After the bath and a five-minute bask in the steam room (very, very hot, the steam infused with some oil or liniment or something, perfect therapy after my bronchitis the week before), we are lead to separate rooms for our towel wraps. I lie on a little cot and Caesar wraps me in big warm towels. What is the point of this, you ask? Well, it’s late afternoon and I’m lying on my back and nobody is asking me to do anything. That alone is bliss. Plus, they’re playing special spa music. Spa music is unlike any other music. It’s more New-Age-y and vague than elevator music, and seems to favor a certain flute that somehow brings to mind Native Americans. I don’t know why it does; I have no reliable knowledge that Native Americans played this certain flute. But it’s pleasant music, in its when-in-Rome way.

As my mind drifts, the music brings back a certain episode of the 1960s “Star Trek” show, in which Captain Kirk falls into a trap-door in an obelisk on some Earthlike planet, hits his head, and suffers amnesia. He can’t even remember his name; the best he can do is “Kirok.” The locals, who strongly resemble 19th-century Native Americans in every way, mistake him for a god. He hooks up with a pretty young squaw, Miramanee. As I enjoy this reminiscence I realize for the first time that this episode must have been written to meet a clause in William Shatner’s contract specifying a minimum number of minutes per season he got to spend kissing a starlet. That’s practically all that happens for the first twenty minutes of the show: Kirk and Miramanee making out, with this New Age, flute-heavy music in the background.

Of course the show picks up after that, and eventually a rival suitor of Miramanee discovers that Kirk is not a god, at which point the whole village tries to stone Kirk to death. As I ruminate over this, for the first time in many years, I suddenly realize that it’s basically the same plot as the 1970s film “The Man Who Would Be King,” in which a worldly man who has traveled to a relatively primitive place is mistaken for a god and enjoys all kinds of privilege until a woman brings him down and he must run for his life. Could this movie have ripped off “Star Trek”? No, the movie was based on a Rudyard Kipling short story, which means … aha! It was the “Star Trek” episode that ripped off—or, rather, paid homage to—the same Rudyard Kipling story! I always knew “Star Trek” was the best-written network TV show in history, and now I have proof. See what epiphanies are possible when you’re left alone to lie on your back wrapped in towels?
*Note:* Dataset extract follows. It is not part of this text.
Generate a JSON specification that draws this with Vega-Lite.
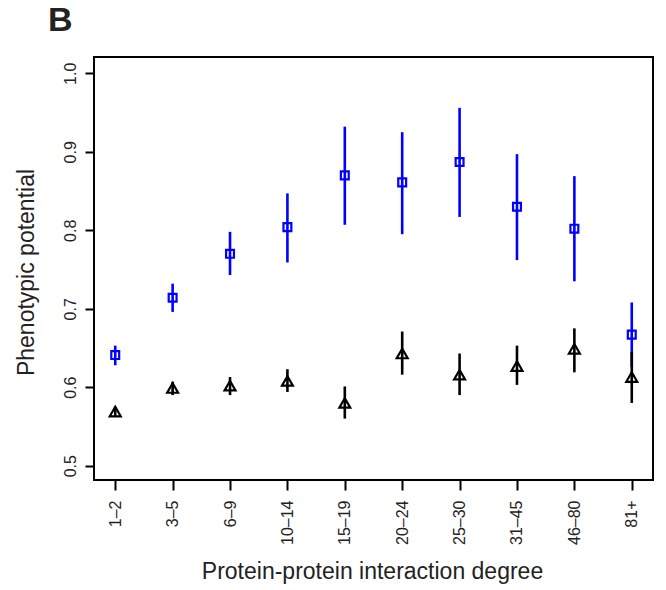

Alas, eventually my time is up, and—my mind completely mushy—I get lost in the labyrinth (or so it seems) of massage rooms. By the time I finally find the lobby, Erin and the kids, under Spock’s command, have reached the deflection point and are patiently waiting for me so they can finally shoot down the asteroid that is at this moment heading for the spa. Such is my rocky re-entry to normal life after a blissful afternoon of glorious spa decadence.